___ Entries shown ___

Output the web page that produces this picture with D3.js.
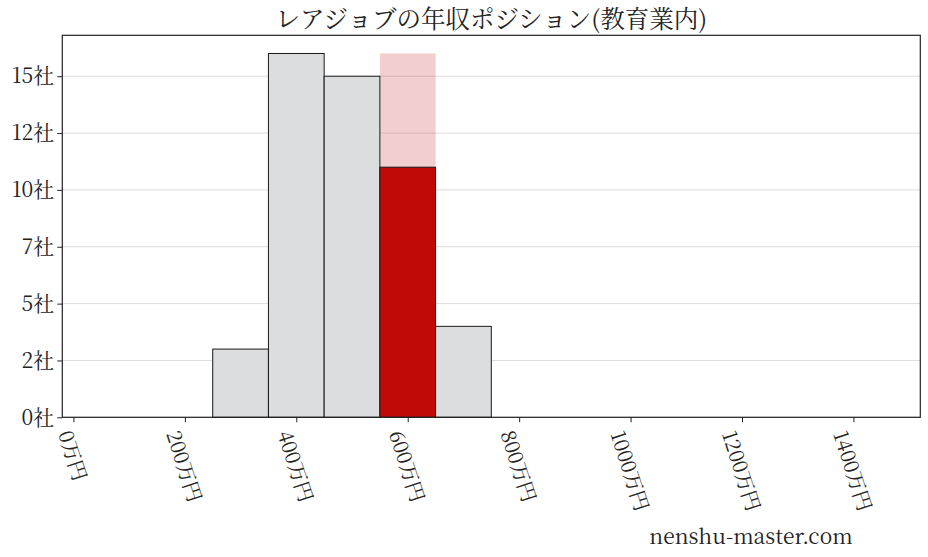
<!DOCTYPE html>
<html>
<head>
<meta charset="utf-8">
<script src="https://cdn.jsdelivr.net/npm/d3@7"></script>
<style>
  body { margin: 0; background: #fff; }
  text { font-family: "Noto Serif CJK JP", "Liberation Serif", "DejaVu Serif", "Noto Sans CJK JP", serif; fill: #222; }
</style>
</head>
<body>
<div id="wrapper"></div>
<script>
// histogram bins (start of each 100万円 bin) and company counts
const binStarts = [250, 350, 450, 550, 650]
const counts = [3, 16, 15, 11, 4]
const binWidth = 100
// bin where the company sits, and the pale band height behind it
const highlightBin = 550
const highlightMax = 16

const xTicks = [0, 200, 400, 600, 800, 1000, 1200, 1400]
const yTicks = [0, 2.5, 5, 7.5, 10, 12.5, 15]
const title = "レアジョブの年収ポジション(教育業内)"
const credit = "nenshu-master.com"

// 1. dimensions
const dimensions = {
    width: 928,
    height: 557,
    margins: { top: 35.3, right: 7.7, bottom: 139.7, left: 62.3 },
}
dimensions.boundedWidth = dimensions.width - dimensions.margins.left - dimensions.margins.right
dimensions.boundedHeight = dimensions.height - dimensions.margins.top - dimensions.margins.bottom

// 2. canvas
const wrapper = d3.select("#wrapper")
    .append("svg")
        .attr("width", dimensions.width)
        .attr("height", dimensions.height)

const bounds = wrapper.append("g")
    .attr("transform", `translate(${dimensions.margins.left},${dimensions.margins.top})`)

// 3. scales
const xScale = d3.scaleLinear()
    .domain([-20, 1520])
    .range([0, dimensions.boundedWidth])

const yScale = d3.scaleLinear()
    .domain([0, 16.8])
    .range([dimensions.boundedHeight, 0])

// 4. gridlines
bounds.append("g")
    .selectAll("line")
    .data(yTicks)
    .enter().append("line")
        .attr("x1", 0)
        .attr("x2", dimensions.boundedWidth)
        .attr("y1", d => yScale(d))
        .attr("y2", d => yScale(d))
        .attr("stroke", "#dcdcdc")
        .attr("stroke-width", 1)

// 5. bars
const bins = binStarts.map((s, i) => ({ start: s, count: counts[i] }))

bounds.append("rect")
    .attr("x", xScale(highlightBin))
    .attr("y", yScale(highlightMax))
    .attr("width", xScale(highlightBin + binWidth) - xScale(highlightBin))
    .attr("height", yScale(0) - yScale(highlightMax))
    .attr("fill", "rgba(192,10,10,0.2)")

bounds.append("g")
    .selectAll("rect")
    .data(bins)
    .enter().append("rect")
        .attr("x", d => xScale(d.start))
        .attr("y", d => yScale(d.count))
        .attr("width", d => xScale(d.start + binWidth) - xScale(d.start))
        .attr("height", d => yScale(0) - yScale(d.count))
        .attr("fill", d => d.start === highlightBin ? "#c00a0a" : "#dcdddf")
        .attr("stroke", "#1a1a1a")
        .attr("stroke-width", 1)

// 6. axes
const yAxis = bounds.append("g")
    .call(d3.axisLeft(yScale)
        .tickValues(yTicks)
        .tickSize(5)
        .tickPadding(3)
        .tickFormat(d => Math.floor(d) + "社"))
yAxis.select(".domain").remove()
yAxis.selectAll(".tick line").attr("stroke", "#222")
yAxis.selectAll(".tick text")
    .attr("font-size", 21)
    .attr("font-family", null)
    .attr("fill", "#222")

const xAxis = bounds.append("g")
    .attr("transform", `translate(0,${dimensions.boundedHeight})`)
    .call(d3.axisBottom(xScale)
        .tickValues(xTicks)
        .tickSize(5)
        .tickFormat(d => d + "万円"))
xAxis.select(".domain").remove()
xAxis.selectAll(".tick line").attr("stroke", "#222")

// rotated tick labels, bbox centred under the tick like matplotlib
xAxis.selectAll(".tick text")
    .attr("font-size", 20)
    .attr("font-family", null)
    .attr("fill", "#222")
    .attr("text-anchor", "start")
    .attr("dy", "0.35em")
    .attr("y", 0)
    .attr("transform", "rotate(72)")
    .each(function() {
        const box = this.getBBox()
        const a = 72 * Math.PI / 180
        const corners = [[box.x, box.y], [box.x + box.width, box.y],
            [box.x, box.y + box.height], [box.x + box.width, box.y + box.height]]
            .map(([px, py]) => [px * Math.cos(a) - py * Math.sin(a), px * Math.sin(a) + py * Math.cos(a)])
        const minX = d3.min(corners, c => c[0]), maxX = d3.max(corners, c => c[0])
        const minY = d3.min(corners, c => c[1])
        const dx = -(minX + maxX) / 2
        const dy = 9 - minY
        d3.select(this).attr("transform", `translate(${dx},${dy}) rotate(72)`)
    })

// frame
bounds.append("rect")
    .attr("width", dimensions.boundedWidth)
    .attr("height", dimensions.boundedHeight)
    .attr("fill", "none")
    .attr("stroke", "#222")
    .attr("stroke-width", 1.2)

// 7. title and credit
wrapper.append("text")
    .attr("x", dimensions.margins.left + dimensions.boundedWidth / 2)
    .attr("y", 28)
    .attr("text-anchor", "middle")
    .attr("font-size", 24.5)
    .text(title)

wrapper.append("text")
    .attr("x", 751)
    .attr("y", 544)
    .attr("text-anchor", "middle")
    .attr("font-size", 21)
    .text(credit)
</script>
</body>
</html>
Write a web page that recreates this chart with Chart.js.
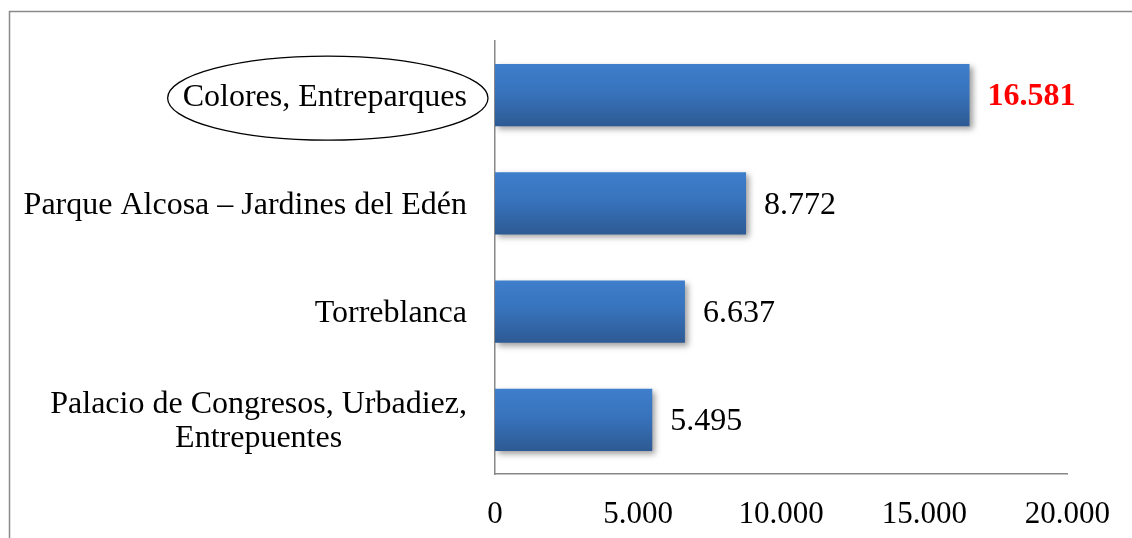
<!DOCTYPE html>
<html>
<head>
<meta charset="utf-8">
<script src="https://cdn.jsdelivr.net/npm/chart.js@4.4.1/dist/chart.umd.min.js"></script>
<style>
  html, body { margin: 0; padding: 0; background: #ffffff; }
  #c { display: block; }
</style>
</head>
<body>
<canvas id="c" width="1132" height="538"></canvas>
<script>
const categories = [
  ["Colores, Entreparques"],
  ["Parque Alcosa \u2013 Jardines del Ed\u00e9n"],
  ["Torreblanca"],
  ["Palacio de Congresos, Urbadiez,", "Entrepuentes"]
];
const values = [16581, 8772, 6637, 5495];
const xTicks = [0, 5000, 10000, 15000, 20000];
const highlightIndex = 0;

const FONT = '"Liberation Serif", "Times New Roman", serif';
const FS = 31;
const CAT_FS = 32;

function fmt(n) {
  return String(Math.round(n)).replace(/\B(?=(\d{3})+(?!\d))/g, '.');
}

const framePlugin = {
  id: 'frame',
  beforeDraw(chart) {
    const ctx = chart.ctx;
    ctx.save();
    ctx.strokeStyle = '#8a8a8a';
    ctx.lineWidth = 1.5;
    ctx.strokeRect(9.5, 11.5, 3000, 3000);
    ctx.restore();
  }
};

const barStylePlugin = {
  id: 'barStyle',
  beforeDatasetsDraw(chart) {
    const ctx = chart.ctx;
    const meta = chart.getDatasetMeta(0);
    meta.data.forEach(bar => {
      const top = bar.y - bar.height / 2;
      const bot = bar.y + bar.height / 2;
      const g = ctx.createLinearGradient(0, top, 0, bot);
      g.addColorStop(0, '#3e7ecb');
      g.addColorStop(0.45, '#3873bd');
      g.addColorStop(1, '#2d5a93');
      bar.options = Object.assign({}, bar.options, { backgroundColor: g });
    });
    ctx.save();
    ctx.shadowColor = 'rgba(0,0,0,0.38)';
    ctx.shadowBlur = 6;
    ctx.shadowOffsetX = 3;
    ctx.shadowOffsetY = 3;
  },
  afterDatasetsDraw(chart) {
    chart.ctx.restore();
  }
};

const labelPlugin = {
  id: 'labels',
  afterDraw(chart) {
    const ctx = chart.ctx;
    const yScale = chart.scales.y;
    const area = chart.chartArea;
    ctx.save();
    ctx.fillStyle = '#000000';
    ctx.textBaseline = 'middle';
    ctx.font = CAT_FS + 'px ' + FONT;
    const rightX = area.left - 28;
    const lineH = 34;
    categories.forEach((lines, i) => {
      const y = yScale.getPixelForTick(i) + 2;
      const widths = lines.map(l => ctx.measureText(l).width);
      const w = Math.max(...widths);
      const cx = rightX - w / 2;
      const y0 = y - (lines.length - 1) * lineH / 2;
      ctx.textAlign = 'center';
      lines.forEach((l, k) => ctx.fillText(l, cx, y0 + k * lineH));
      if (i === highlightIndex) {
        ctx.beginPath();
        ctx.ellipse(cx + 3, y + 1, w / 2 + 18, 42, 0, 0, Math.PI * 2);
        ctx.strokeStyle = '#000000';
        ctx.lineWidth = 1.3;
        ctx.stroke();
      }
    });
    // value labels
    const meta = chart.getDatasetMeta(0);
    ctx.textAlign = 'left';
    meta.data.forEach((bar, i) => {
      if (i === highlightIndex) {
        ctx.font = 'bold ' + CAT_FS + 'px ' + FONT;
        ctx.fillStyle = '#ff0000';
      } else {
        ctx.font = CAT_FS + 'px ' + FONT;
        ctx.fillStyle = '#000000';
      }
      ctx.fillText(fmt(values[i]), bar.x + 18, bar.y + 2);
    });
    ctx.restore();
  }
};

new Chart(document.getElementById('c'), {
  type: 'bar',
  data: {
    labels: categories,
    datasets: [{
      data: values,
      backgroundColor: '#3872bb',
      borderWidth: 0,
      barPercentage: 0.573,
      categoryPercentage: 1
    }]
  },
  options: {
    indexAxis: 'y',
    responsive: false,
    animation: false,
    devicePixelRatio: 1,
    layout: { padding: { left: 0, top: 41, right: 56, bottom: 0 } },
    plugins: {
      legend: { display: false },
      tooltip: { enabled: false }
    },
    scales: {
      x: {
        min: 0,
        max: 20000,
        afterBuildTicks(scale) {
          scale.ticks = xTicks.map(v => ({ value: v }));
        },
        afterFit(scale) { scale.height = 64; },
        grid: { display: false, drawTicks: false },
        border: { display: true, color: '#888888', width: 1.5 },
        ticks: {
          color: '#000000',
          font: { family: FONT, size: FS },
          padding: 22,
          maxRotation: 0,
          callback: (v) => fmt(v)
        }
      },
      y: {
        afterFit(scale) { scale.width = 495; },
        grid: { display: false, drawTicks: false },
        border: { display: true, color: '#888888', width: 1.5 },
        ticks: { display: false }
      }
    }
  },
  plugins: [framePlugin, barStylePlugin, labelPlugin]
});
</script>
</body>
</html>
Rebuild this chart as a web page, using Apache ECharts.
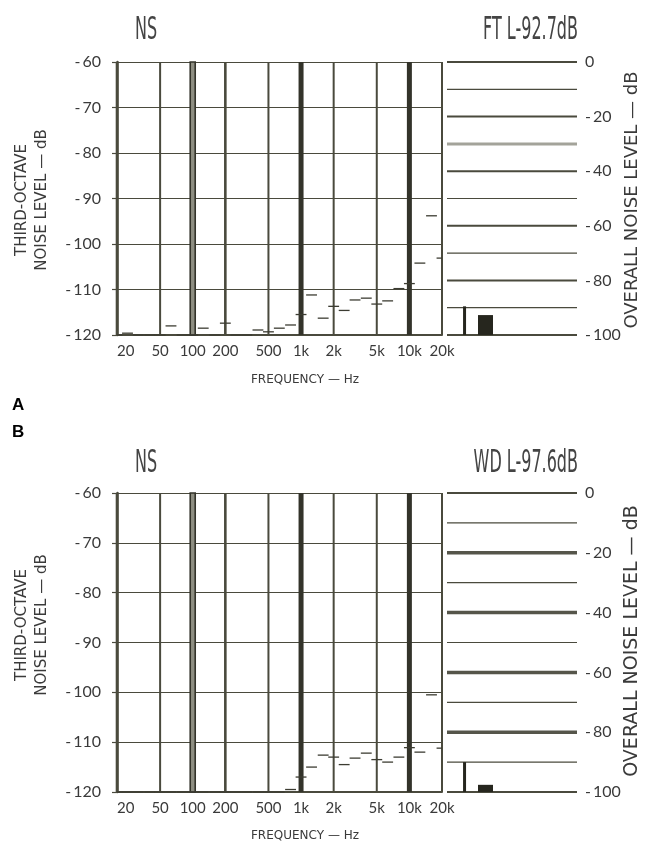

___

Collect every line from the records above that contains the word "with".

▶ Written response
Output the web page that produces this picture with D3.js.
Write a web page that recreates this chart with Chart.js.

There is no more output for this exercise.